For nigh on two years, PCU and FCX have (in general terms) stayed lockstep with each other, but that’s not true any more. Even though PCU has been hit hard by the downturn, FCX has been hit harder still. There are plenty of reasons to point to here, for example;
  • The sudden disappearance of the potential for FCX being bought out by peers.
  • FCX’s more aggressive expansion program now being curtailed
  • lower operating margins at FCX (last qtr around 37% for FCX and 50% for PCU)
  • PCU’s tight ownership and dividend policy encourages long-term holding, while FCX is comparatively more a hedge fund/trade vehicle
  • etc
But the big question is; which is the better bet right now? I have to say that although FCX is likely to take a $1bn hit on operating cash flow in 4q08 compared to 3q08 and is carrying $7.2Bn in debt (slightly offset by $1.2Bn in cash), it has been oversold and looks like great value to rebound from here.
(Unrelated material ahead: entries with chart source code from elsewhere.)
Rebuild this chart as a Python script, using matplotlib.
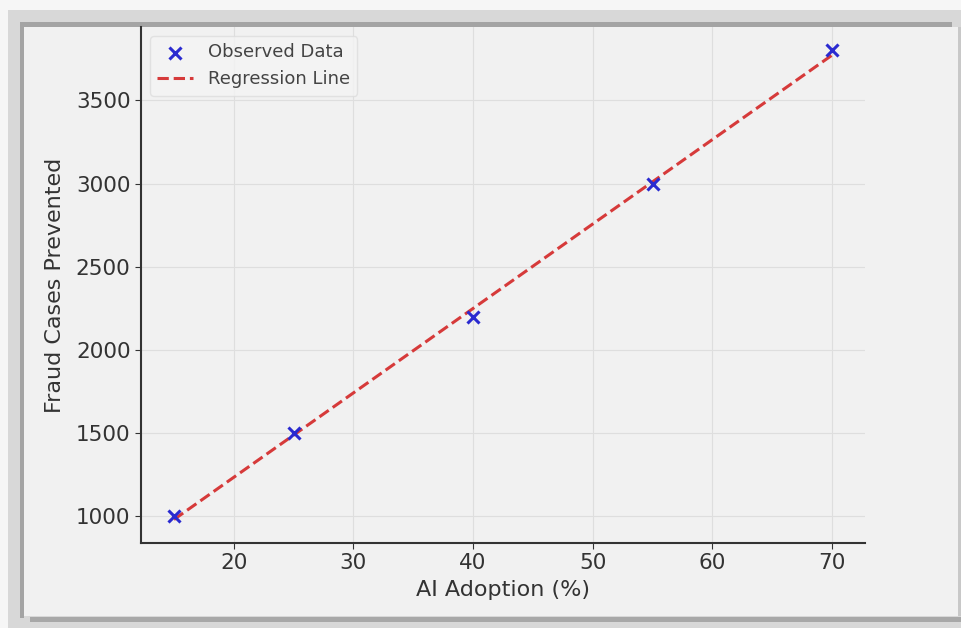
import numpy as np
import matplotlib.pyplot as plt
from matplotlib.patches import Rectangle

# Dati
ai_adoption = np.array([15, 25, 40, 55, 70])
fraud_prevented = np.array([1000, 1500, 2200, 3000, 3800])
x_ticks = [20, 30, 40, 50, 60, 70]
y_ticks = [1000, 1500, 2000, 2500, 3000, 3500]

# Retta di regressione (minimi quadrati)
slope, intercept = np.polyfit(ai_adoption, fraud_prevented, 1)
fit_line = slope * ai_adoption + intercept

W, H = 961, 628
fig = plt.figure(figsize=(W / 100, H / 100), dpi=100, facecolor="#f6f6f6")


def px_rect(x0, y0, x1, y1, color, z):
    # rettangolo in pixel (origine in alto a sinistra)
    fig.patches.append(Rectangle((x0 / W, 1 - y1 / H), (x1 - x0) / W, (y1 - y0) / H,
                                 transform=fig.transFigure, facecolor=color,
                                 edgecolor="none", zorder=z))


# Cornice stile screenshot con ombra
px_rect(8, 10, 961, 628, "#d8d8d8", -5)
px_rect(20, 22, 952, 27, "#a4a4a4", -4)
px_rect(20, 22, 24, 618, "#a4a4a4", -4)
px_rect(30, 617, 961, 622, "#a8a8a8", -4)
px_rect(24, 27, 961, 616, "#f1f1f1", -3)
px_rect(958, 27, 961, 616, "#c8c8c8", -2)

ax = fig.add_axes([141 / W, 85 / H, 724 / W, 516 / H])
ax.set_facecolor("#f1f1f1")

ax.scatter(ai_adoption, fraud_prevented, marker="x", color="#2a2ad0", s=75,
           linewidths=2.2, label="Observed Data", zorder=3)
ax.plot(ai_adoption, fit_line, "--", color="#d63a3a", linewidth=2.2,
        label="Regression Line", zorder=2)

ax.set_xticks(x_ticks)
ax.set_yticks(y_ticks)
ax.set_xlabel("AI Adoption (%)", fontsize=16, color="#333333", labelpad=5)
ax.set_ylabel("Fraud Cases Prevented", fontsize=16, color="#333333", labelpad=8)
ax.tick_params(labelsize=15.5, colors="#333333", length=4)

ax.grid(True, color="#dedede", linewidth=0.8)
ax.set_axisbelow(True)
for side in ["top", "right"]:
    ax.spines[side].set_visible(False)
for side in ["left", "bottom"]:
    ax.spines[side].set_color("#333333")
    ax.spines[side].set_linewidth(1.5)

leg = ax.legend(loc="upper left", fontsize=13, frameon=True, facecolor="#f4f4f4",
                edgecolor="#dddddd", borderaxespad=0.5)
for txt in leg.get_texts():
    txt.set_color("#444444")

fig.savefig("out.png", dpi=100, facecolor=fig.get_facecolor())
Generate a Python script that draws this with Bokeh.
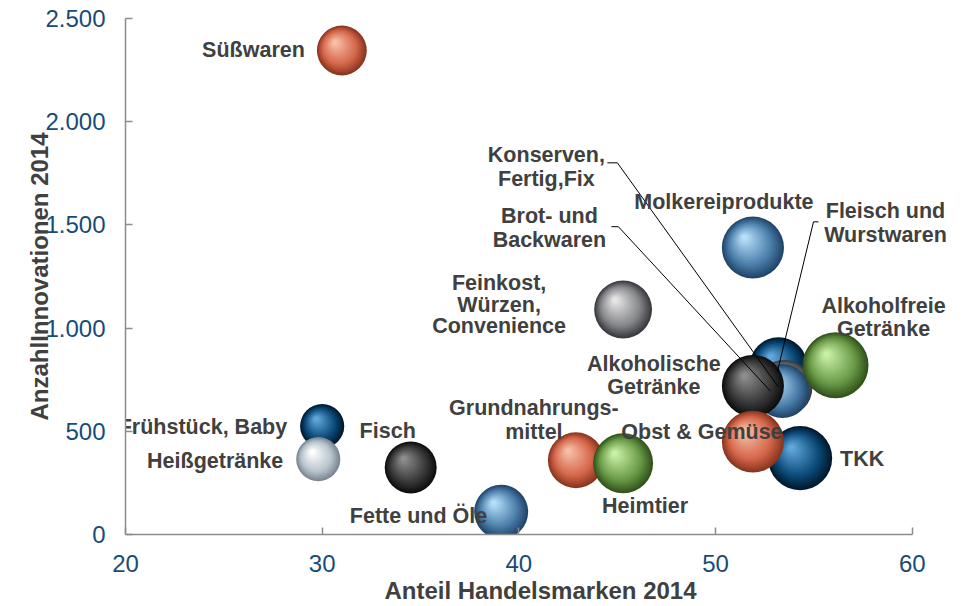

Here’s another list:
  • Copper cash cost net of by products was $1.21/lb and $1.29/lb in the last two quarters; this suggests that FCX will continue as a cash flow positive operation at current prices.
  • Also it will certainly benefit from lower costs going forward. The drop in fuel costs doesn’t need underlining here, but sulphuric acid prices have dropped from the stratosphere recently and will be also be a weight off the opex. A host of other examples available, from steel prices to transport costs to truck tires to payroll
  • FCX has slashed its 2009 capex budget from U$2.3Bn to U$1.1Bn.
  • Management are no fools. They know the picture going forward and have adjusted accordingly. This company is not going bust, it’s getting leaner and meaner so suit the circumstances in which it finds itself.
  • Although 70% of FCX revenues come from copper and moly, approx 30% comes from gold. Gold has weathered the downturn better than any other traded metal and will provide significant backbone to the company’s 2009 results.
  • Copper will bottom at some point and (to tempt fate somewhat) it already looks oversold. $1.38/lb is the kind of price that will close mines and less efficient operations than FCX all over the world. The immediate effect remains to be seen, but you can bet your last cent that nearly all world copper mine projects that were moving towards production will be deferred indefinitely until prices pick up.
  • etc
So without going into the numerical details in any great extent in this post (DYODD, dude. Maybe starting with FCX’s 3q08 results PR might be a good idea though), this humble scribe sees plenty to like about FCX at these prices. It’s obvious that the company won’t continue making the kind of money it’s made recently, but it’s being priced as a chapter 11 candidate right now and that’s most certainly not the case. So the advice is the same as the post earlier in the week; wait a couple of days until the stock has settled down a bit (there are still lemmings puking, I’d wager) and look for a nice price once it and spot copper look more stable. As a final thought, for those who like to hedge investments the “long FCX short PCU” pair trade looks like the right sort of set up from here.